**** PROVIDED MATERIAL ****

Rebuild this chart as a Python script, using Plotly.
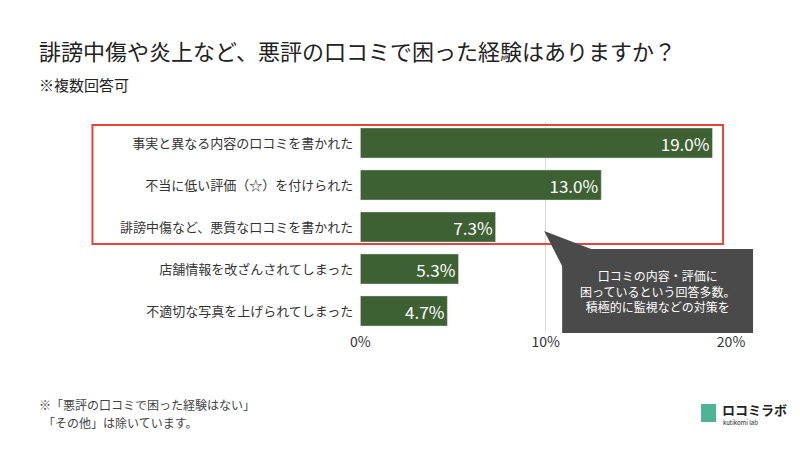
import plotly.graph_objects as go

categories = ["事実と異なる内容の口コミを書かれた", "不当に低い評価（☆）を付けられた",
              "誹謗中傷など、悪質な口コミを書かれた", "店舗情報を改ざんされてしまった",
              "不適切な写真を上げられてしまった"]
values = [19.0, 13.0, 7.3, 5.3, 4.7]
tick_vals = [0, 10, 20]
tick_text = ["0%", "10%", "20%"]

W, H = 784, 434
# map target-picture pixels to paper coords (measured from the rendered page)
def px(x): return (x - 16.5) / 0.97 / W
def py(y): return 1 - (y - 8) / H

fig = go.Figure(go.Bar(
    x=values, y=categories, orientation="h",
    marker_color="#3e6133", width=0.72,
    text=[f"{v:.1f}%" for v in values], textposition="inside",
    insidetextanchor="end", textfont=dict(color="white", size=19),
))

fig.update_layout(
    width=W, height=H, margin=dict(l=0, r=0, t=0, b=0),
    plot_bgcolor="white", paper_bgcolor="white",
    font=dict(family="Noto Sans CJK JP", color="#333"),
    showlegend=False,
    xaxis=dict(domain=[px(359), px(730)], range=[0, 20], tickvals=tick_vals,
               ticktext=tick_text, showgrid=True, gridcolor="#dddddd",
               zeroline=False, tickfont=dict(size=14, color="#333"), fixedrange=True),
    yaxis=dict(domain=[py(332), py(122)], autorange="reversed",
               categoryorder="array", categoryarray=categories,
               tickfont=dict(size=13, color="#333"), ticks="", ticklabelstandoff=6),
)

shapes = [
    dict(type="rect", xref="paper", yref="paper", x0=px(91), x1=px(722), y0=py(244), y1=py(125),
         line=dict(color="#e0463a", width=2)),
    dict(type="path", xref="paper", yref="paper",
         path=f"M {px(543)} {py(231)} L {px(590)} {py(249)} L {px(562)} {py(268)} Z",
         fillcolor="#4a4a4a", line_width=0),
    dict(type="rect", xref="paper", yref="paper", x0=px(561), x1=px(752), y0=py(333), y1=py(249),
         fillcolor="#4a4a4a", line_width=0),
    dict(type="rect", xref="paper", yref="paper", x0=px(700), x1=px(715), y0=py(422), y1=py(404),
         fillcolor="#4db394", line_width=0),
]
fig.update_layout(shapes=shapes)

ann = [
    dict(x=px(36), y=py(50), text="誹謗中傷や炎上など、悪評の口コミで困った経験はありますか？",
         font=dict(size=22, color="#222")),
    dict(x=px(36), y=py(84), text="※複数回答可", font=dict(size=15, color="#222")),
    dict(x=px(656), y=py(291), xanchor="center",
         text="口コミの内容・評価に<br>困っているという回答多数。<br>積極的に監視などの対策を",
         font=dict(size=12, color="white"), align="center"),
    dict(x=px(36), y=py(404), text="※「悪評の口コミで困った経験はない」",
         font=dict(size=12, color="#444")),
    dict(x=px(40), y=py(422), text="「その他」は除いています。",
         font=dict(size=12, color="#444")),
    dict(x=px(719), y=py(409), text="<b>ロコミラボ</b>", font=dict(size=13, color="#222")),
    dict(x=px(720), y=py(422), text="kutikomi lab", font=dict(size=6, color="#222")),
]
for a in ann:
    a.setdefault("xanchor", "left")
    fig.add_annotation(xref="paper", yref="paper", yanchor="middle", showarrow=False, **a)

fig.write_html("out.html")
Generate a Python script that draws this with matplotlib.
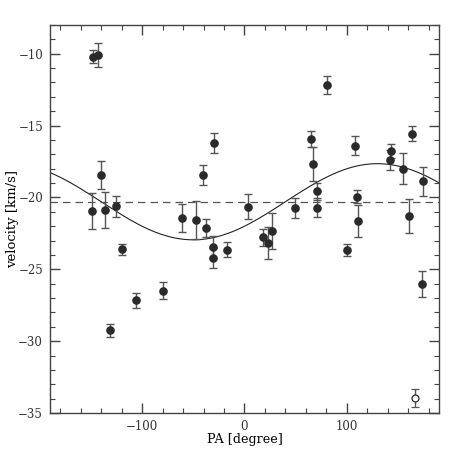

****

INSTRUCTIONS FOR THE TASK:
Copy the records above exactly, from the first line through the line containing "def py(y): return 1 - (y - 8) / H", and leave out the pictures.

TASK RESULT:
Rebuild this chart as a Python script, using Plotly.
import plotly.graph_objects as go

categories = ["事実と異なる内容の口コミを書かれた", "不当に低い評価（☆）を付けられた",
              "誹謗中傷など、悪質な口コミを書かれた", "店舗情報を改ざんされてしまった",
              "不適切な写真を上げられてしまった"]
values = [19.0, 13.0, 7.3, 5.3, 4.7]
tick_vals = [0, 10, 20]
tick_text = ["0%", "10%", "20%"]

W, H = 784, 434
# map target-picture pixels to paper coords (measured from the rendered page)
def px(x): return (x - 16.5) / 0.97 / W
def py(y): return 1 - (y - 8) / H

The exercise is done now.